I also remember going up the many flights of steps to the top floor of the Boston Public Library to see the murals there by John Singer Sargent.I think I went there with Gammell, but I am not sure. Forgotten at that time, Sargent had worked years to create them. They are more valued today. In those days Sargent was only being rehabilitated. it is hard to imagine that as recently as the nineteen sixties he had been dismissed as old fashioned, and an artist of empty technique, by a society that preferred Maurice Utrillo. There were only a few Sargents around I could see, but the daughters of Edmund Boit was hung on a stairway in the Boston Museum. Of course there was also the enormous and magnificent El Jaleo and a few others over at the Isabella Stuart Gardner museum.
Here is a shot of the Sargent murals which are now drawing visitors to what was once a forgotten corner of Boston history. The murals are a history of religion and full of religious symbols from the middle east. The back wall called the frieze of the prophets was much reproduced and admired when first hung the murals. here that is.....

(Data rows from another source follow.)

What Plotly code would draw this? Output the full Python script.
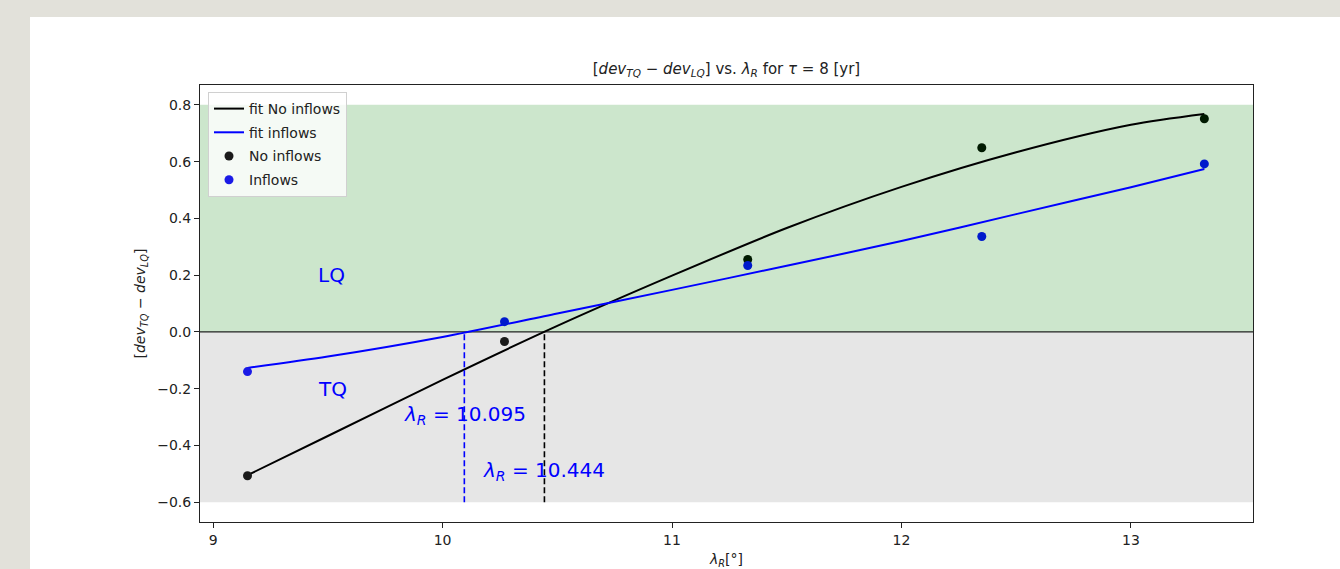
import plotly.graph_objects as go

# ---------------- data ----------------
lam_points = [9.15, 10.27, 11.33, 12.35, 13.32]
dev_no_inflows = [-0.507, -0.034, 0.255, 0.649, 0.751]
dev_inflows = [-0.140, 0.036, 0.234, 0.336, 0.592]

fit_lam = [9.15, 9.5, 10.0, 10.5, 11.0, 11.5, 12.0, 12.5, 13.0, 13.32]
fit_no_inflows = [-0.505, -0.367, -0.169, 0.021, 0.198, 0.366, 0.511, 0.633, 0.730, 0.768]
fit_inflows = [-0.127, -0.087, -0.018, 0.065, 0.148, 0.233, 0.320, 0.415, 0.510, 0.574]

cross_no_inflows = 10.444
cross_inflows = 10.095

LQ_TOP = 0.8
BOUNDARY = 0.0
TQ_BOTTOM = -0.6

x_ticks = [9, 10, 11, 12, 13]
y_ticks = [-0.6, -0.4, -0.2, 0.0, 0.2, 0.4, 0.6, 0.8]

# ---------------- style ----------------
FONT = "DejaVu Sans"
GREEN_RGB = (0, 128, 0)
GRAY_RGB = (128, 128, 128)
SPAN_ALPHA = 0.2


def tinted(rgb, ys):
    """Markers sit beneath the translucent spans in the original."""
    out = []
    for y in ys:
        over = GREEN_RGB if y >= BOUNDARY else GRAY_RGB
        c = [round(rgb[i] * (1 - SPAN_ALPHA) + over[i] * SPAN_ALPHA) for i in range(3)]
        out.append(f"rgb({c[0]},{c[1]},{c[2]})")
    return out


fig = go.Figure()

fig.add_trace(go.Scatter(
    x=fit_lam, y=fit_no_inflows, mode="lines", name="fit No inflows", legendgroup="a",
    line=dict(color="black", width=2, shape="spline", smoothing=0.8),
))
fig.add_trace(go.Scatter(
    x=fit_lam, y=fit_inflows, mode="lines", name="fit inflows", legendgroup="b",
    line=dict(color="blue", width=2, shape="spline", smoothing=0.8),
))
fig.add_trace(go.Scatter(
    x=lam_points, y=dev_no_inflows, mode="markers", name="No inflows", legendgroup="c",
    marker=dict(size=9, color=tinted((0, 0, 0), dev_no_inflows), line=dict(width=0)),
))
fig.add_trace(go.Scatter(
    x=lam_points, y=dev_inflows, mode="markers", name="Inflows", legendgroup="d",
    marker=dict(size=9, color=tinted((0, 0, 255), dev_inflows), line=dict(width=0)),
))

# dashed crossing markers
fig.add_trace(go.Scatter(
    x=[cross_inflows, cross_inflows], y=[TQ_BOTTOM, BOUNDARY], mode="lines",
    line=dict(color="blue", width=1.6, dash="6px,3px"), showlegend=False, hoverinfo="skip",
))
fig.add_trace(go.Scatter(
    x=[cross_no_inflows, cross_no_inflows], y=[TQ_BOTTOM, BOUNDARY], mode="lines",
    line=dict(color="black", width=1.6, dash="6px,3px"), showlegend=False, hoverinfo="skip",
))

# plot area pixel geometry
W, H = 1340, 569
L, R, T, B = 200, 87, 85, 47
pw, ph = W - L - R, H - T - B


def px_x(px):
    return (px - L) / pw


def px_y(py):
    return 1 - (py - T) / ph


shapes = [
    # imitation of the photo strip behind the figure + white figure
    dict(type="rect", xref="paper", yref="paper", x0=px_x(30), x1=px_x(W + 5),
         y0=px_y(H + 5), y1=px_y(17), fillcolor="white", line=dict(width=0), layer="below"),
    dict(type="rect", xref="paper", yref="y", x0=0, x1=1, y0=BOUNDARY, y1=LQ_TOP,
         fillcolor=f"rgba({GREEN_RGB[0]},{GREEN_RGB[1]},{GREEN_RGB[2]},{SPAN_ALPHA})",
         line=dict(width=0), layer="below"),
    dict(type="rect", xref="paper", yref="y", x0=0, x1=1, y0=TQ_BOTTOM, y1=BOUNDARY,
         fillcolor=f"rgba({GRAY_RGB[0]},{GRAY_RGB[1]},{GRAY_RGB[2]},{SPAN_ALPHA})",
         line=dict(width=0), layer="below"),
    dict(type="line", xref="paper", yref="y", x0=0, x1=1, y0=BOUNDARY, y1=BOUNDARY,
         line=dict(color="#222222", width=1.3), layer="below"),
]

lam_sub = "<i>λ</i><sub><i>R</i></sub>"
annotations = [
    dict(x=9.45, y=0.2, text="LQ", xanchor="left", yanchor="middle", showarrow=False,
         font=dict(family=FONT, size=20, color="blue")),
    dict(x=9.45, y=-0.2, text="TQ", xanchor="left", yanchor="middle", showarrow=False,
         font=dict(family=FONT, size=20, color="blue")),
    dict(x=9.825, y=-0.292, text=f"{lam_sub} = {cross_inflows:.3f}", xanchor="left",
         yanchor="middle", showarrow=False, font=dict(family=FONT, size=20, color="blue")),
    dict(x=10.168, y=-0.492, text=f"{lam_sub} = {cross_no_inflows:.3f}", xanchor="left",
         yanchor="middle", showarrow=False, font=dict(family=FONT, size=20, color="blue")),
]

title_text = ("[<i>dev</i><sub><i>TQ</i></sub> − <i>dev</i><sub><i>LQ</i></sub>] vs. "
              "<i>λ</i><sub><i>R</i></sub> for <i>τ</i> = 8 [yr]")

fig.update_layout(
    width=W, height=H, autosize=False,
    margin=dict(l=L, r=R, t=T, b=B, pad=0, autoexpand=False),
    paper_bgcolor="#e2e1da",
    plot_bgcolor="rgba(0,0,0,0)",
    font=dict(family=FONT, size=14, color="#222222"),
    title=dict(text=title_text, x=0.5, xref="paper", xanchor="center",
               y=1 - 69 / H, yref="container", yanchor="middle",
               font=dict(family=FONT, size=15, color="#222222")),
    shapes=shapes,
    annotations=annotations,
    showlegend=True,
    legend=dict(x=px_x(208), y=px_y(92), xanchor="left", yanchor="top",
                bgcolor="rgba(255,255,255,0.8)", bordercolor="#d0d0d0", borderwidth=1,
                font=dict(family=FONT, size=14, color="#222222"),
                itemwidth=30, tracegroupgap=2.5, traceorder="grouped"),
    xaxis=dict(range=[8.943, 13.532], tickvals=x_ticks, ticktext=[str(v) for v in x_ticks],
               automargin=False,
               showgrid=False, zeroline=False, showline=True, mirror=True,
               linecolor="#222222", linewidth=1, ticks="outside", ticklen=5,
               tickcolor="#222222", tickfont=dict(size=14),
               title=dict(text="<i>λ</i><sub><i>R</i></sub>[°]", standoff=10,
                          font=dict(size=14))),
    yaxis=dict(range=[-0.67, 0.87], tickvals=y_ticks, tickformat=".1f",
               automargin=False,
               showgrid=False, zeroline=False, showline=True, mirror=True,
               linecolor="#222222", linewidth=1, ticks="outside", ticklen=5,
               tickcolor="#222222", tickfont=dict(size=14),
               title=dict(text="[<i>dev</i><sub><i>TQ</i></sub> − <i>dev</i><sub><i>LQ</i></sub>]",
                          standoff=8, font=dict(size=14))),
)

fig.write_html(
    "out.html",
    config={"displayModeBar": False},
    post_script="document.body.style.margin='0';document.body.style.overflow='hidden';",
)
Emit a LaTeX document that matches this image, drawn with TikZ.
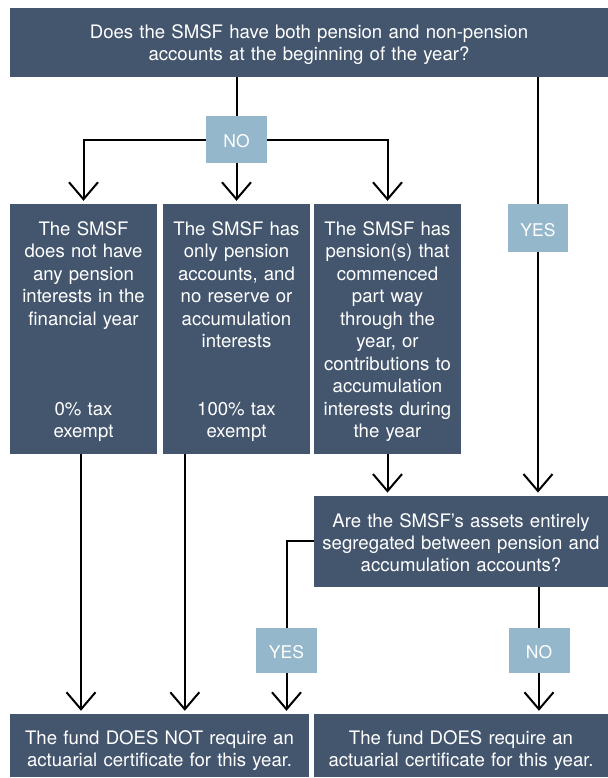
\documentclass[tikz,border=0pt]{standalone}
\usepackage{fontspec}
\setmainfont{TeX Gyre Heros}
\usetikzlibrary{arrows.meta}
\definecolor{boxdark}{HTML}{44566E}
\definecolor{boxlight}{HTML}{95B7CB}
\tikzset{
  darkbox/.style={fill=boxdark, text=white, inner sep=0pt, align=center},
  firstline/.style={execute at begin node={\rule{0pt}{#1}}},
  tallbox/.style={darkbox, minimum width=147bp, minimum height=250bp, text width=145bp,
    font=\fontsize{18.6bp}{22.5bp}\selectfont, firstline=19bp},
  lblbox/.style={fill=boxlight, text=white, inner sep=0pt, text height=16.6bp, text depth=0pt,
    font=\fontsize{17.5bp}{21bp}\selectfont},
  conn/.style={line width=2bp, draw=black},
  arr/.style={conn, -{Straight Barb[length=17bp,width=29bp,line width=2bp]}, shorten >=3bp}
}
\begin{document}
\begin{tikzpicture}[x=1bp,y=-1bp]
\useasboundingbox (0,0) rectangle (608,778);
% nodes
\node[darkbox, minimum width=598bp, minimum height=69bp, text width=590bp,
  font=\fontsize{18.6bp}{22bp}\selectfont, firstline=19.6bp] (top) at (309,42.2)
  {Does the SMSF have both pension and non-pension\\accounts at the beginning of the year?};
\node[lblbox, minimum width=61bp, minimum height=47bp] (no1) at (236.5,139.5) {NO};
\node[lblbox, minimum width=60bp, minimum height=48bp] (yes1) at (538,228) {YES};
\node[tallbox] (b1) at (83.5,329)
  {The SMSF\\does not have\\any pension\\interests in the\\financial year\\[67.5bp]0\% tax\\exempt};
\node[tallbox] (b2) at (236.5,329)
  {The SMSF has\\only pension\\accounts, and\\no reserve or\\accumulation\\interests\\[45bp]100\% tax\\exempt};
\node[tallbox] (b3) at (387.5,329)
  {The SMSF has\\pension(s) that\\commenced\\part way\\through the\\year, or\\contributions to\\accumulation\\interests during\\the year};
\node[darkbox, minimum width=294bp, minimum height=91bp, text width=288bp,
  font=\fontsize{18.6bp}{21.8bp}\selectfont, firstline=16.4bp] (q2) at (461,541.3)
  {Are the SMSF’s assets entirely\\segregated between pension and\\accumulation accounts?};
\node[lblbox, minimum width=61bp, minimum height=45bp] (yes2) at (286.5,650.5) {YES};
\node[lblbox, minimum width=61bp, minimum height=45bp] (no2) at (539,650.5) {NO};
\node[darkbox, minimum width=299bp, minimum height=63bp, text width=295bp,
  font=\fontsize{18.6bp}{21.5bp}\selectfont, firstline=24.4bp] (e1) at (159.5,745.5)
  {The fund DOES NOT require an\\actuarial certificate for this year.};
\node[darkbox, minimum width=294bp, minimum height=63bp, text width=290bp,
  font=\fontsize{18.6bp}{21.5bp}\selectfont, firstline=24.4bp] (e2) at (461,745.5)
  {The fund DOES require an\\actuarial certificate for this year.};
% connectors
\draw[conn] (no1.north |- top.south) -- (no1.north);
\draw[arr] (no1.south) -- (b2.north -| no1);
\draw[arr] (no1.west) -| (b1.north);
\draw[arr] (no1.east) -| (b3.north);
\draw[conn] (yes1.north |- top.south) -- (yes1.north);
\draw[arr] (yes1.south) -- (q2.north -| yes1);
\draw[arr] (b3.south) -- (q2.north -| b3);
\draw[conn] (q2.west) -| (yes2.north);
\draw[arr] (yes2.south) -- (e1.north -| yes2);
\draw[conn] (no2.north |- q2.south) -- (no2.north);
\draw[arr] (no2.south) -- (e2.north -| no2);
\draw[arr] ([xshift=-2.5bp]b1.south) -- ([xshift=-2.5bp]b1.south |- e1.north);
\draw[arr] ([xshift=22bp]b2.south west) -- ([xshift=22bp]b2.south west |- e1.north);
\end{tikzpicture}
\end{document}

and here is another portion of the murals, The Israelites oppressed.
Gammell who was so irate at the neglect of the forgotten murals would be pleased to know they are increasingly valued and visited today. My kids when showing their friends from away around Boston, always proudly include the Sargent murals in the tour.
A woman I had known years before in Minnesota came to visit me one week, bringing with her a friend named Bonney who I was quite taken with. She was a witty, hip and pale blonde built like Jean Harlow. We began a telephone and letter writing romance after she left again for Minnesota, and I began to feel that I was living an altogether too austere a life far from where I had been raised. This lead me to a decision, that looking back, was probably not a good one, at least from an artistic standpoint. I decided to return to Minnesota.